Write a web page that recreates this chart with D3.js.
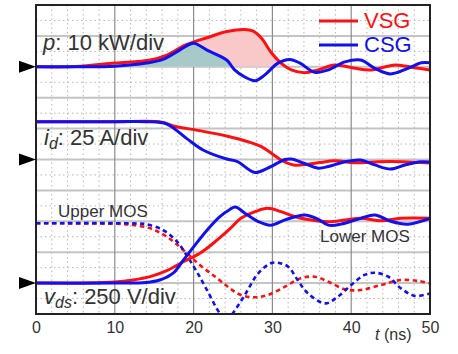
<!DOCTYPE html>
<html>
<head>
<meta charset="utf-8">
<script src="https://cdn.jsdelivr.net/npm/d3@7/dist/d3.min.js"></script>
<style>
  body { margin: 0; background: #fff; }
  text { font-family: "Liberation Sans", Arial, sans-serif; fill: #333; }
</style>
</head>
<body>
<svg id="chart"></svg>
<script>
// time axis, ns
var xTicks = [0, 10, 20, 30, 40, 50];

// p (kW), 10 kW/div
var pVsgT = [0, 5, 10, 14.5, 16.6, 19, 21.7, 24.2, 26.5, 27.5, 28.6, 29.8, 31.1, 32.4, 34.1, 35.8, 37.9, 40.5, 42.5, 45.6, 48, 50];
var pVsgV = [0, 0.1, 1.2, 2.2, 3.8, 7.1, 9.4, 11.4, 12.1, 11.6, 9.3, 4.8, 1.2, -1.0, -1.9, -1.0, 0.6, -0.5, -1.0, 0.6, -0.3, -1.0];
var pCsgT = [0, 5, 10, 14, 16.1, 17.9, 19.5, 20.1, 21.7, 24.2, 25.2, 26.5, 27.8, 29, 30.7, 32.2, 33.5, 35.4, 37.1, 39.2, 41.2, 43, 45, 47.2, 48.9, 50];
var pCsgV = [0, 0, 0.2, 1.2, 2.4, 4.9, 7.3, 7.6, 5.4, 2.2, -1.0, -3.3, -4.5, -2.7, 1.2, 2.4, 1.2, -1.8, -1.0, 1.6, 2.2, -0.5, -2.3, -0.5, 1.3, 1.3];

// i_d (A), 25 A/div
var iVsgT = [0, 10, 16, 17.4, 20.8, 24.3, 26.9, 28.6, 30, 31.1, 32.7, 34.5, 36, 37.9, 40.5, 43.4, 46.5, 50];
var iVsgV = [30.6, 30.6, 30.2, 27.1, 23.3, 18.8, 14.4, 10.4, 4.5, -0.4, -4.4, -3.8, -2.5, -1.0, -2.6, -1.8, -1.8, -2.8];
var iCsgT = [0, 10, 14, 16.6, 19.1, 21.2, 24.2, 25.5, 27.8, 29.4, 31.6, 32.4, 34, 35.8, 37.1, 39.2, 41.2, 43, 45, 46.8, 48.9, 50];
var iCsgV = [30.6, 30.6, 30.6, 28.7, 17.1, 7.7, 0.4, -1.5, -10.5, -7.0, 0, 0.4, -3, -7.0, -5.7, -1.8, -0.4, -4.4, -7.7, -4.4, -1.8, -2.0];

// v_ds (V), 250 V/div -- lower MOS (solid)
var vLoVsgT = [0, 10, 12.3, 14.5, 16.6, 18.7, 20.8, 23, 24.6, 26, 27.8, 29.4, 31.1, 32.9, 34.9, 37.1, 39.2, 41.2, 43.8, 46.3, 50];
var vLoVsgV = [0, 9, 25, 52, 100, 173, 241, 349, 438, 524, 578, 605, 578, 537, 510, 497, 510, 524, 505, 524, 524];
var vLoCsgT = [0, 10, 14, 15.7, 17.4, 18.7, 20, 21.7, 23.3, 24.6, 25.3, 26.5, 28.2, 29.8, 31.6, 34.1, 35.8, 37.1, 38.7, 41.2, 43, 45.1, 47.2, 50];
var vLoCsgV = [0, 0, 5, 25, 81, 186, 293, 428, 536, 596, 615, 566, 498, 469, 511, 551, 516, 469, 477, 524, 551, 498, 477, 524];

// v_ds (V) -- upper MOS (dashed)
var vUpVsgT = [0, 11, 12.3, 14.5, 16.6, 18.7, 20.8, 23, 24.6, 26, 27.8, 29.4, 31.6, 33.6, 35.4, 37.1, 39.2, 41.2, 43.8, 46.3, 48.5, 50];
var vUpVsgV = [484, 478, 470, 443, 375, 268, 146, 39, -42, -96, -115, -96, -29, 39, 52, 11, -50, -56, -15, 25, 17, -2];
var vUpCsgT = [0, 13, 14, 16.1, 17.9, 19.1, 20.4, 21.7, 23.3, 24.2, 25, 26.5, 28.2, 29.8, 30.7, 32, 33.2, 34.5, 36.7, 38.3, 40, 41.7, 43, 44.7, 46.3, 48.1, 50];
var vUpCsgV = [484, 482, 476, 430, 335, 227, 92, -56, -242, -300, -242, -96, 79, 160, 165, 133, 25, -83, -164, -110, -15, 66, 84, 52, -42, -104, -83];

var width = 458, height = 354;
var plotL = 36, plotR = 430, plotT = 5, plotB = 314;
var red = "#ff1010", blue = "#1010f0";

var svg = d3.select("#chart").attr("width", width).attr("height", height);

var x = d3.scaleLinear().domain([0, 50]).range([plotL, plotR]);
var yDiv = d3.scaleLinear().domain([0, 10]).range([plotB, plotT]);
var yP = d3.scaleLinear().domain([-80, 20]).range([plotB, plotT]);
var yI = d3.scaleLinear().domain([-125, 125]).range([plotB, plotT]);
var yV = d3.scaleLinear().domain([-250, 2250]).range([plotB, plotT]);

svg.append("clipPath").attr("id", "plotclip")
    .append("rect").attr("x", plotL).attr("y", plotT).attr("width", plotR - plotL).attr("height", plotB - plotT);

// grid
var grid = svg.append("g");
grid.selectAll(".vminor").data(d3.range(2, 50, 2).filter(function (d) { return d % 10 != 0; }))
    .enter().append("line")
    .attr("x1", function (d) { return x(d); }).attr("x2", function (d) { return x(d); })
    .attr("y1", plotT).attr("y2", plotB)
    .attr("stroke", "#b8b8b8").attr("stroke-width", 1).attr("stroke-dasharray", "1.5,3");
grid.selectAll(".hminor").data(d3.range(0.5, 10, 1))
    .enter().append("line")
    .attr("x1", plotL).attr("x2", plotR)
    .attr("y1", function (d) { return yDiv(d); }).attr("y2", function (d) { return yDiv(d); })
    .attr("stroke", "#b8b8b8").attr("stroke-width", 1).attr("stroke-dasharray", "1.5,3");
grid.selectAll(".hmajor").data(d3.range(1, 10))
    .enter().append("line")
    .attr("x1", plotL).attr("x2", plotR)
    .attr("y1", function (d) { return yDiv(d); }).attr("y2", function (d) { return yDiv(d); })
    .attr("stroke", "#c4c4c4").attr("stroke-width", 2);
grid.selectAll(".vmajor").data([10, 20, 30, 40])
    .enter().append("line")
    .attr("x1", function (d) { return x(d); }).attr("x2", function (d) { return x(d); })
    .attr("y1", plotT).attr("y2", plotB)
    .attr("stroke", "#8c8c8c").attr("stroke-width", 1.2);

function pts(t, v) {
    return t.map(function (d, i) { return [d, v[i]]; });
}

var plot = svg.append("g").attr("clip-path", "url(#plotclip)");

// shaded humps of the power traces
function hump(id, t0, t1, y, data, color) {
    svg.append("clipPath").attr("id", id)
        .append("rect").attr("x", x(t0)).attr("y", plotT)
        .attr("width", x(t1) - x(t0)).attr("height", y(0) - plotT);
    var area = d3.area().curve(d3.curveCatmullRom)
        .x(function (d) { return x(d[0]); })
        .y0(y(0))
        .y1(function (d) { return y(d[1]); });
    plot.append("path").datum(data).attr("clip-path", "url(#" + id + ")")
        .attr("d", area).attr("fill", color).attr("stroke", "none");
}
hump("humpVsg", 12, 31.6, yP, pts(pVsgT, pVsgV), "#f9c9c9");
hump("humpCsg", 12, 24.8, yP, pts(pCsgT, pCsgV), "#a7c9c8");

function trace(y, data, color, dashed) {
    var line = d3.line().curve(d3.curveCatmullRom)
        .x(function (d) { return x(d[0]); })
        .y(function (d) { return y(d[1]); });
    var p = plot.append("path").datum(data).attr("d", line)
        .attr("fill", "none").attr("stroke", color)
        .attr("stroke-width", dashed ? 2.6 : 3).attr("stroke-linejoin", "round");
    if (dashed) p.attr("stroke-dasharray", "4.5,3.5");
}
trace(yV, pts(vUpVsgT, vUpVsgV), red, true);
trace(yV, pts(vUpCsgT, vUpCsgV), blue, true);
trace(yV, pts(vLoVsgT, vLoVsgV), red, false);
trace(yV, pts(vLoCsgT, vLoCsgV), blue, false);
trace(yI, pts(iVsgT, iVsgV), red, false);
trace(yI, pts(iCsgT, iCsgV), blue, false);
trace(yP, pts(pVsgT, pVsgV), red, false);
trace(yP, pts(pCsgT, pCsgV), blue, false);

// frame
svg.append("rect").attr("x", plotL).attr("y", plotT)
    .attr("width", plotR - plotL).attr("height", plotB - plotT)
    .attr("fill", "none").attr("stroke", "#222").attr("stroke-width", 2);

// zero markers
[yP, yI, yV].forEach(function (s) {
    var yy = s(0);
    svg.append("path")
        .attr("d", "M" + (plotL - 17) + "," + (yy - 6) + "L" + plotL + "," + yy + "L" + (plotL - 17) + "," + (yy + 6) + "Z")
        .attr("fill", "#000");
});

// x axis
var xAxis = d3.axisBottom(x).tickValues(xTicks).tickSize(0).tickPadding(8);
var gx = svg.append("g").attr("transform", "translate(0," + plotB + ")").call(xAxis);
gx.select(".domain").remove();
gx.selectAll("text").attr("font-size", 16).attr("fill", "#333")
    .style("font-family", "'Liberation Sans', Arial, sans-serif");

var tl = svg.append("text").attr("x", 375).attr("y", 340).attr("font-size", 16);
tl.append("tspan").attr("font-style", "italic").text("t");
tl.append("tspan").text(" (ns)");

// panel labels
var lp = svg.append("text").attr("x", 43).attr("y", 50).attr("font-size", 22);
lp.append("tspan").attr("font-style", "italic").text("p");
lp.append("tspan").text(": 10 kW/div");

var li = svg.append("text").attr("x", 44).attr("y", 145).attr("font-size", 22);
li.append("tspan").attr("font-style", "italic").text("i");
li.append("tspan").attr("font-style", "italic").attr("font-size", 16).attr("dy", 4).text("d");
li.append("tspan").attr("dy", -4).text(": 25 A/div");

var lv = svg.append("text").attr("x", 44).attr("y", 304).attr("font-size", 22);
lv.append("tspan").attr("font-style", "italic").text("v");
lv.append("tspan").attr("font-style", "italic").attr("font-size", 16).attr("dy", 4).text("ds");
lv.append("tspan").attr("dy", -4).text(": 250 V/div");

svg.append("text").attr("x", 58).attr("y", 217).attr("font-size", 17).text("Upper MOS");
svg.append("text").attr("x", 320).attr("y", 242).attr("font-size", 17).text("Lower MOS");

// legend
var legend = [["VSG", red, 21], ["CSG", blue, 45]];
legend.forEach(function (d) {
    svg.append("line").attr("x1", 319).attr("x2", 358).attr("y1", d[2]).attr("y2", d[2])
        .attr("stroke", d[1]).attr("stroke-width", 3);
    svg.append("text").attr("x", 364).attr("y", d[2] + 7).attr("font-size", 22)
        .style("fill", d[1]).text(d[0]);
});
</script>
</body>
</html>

::::

Leave out any pictures, please, and quote only the lines from the top of the data through the line that contains "var xTicks = [0, 10, 20, 30, 40, 50];".

Write a web page that recreates this chart with D3.js.
<!DOCTYPE html>
<html>
<head>
<meta charset="utf-8">
<script src="https://cdn.jsdelivr.net/npm/d3@7/dist/d3.min.js"></script>
<style>
  body { margin: 0; background: #fff; }
  text { font-family: "Liberation Sans", Arial, sans-serif; fill: #333; }
</style>
</head>
<body>
<svg id="chart"></svg>
<script>
// time axis, ns
var xTicks = [0, 10, 20, 30, 40, 50];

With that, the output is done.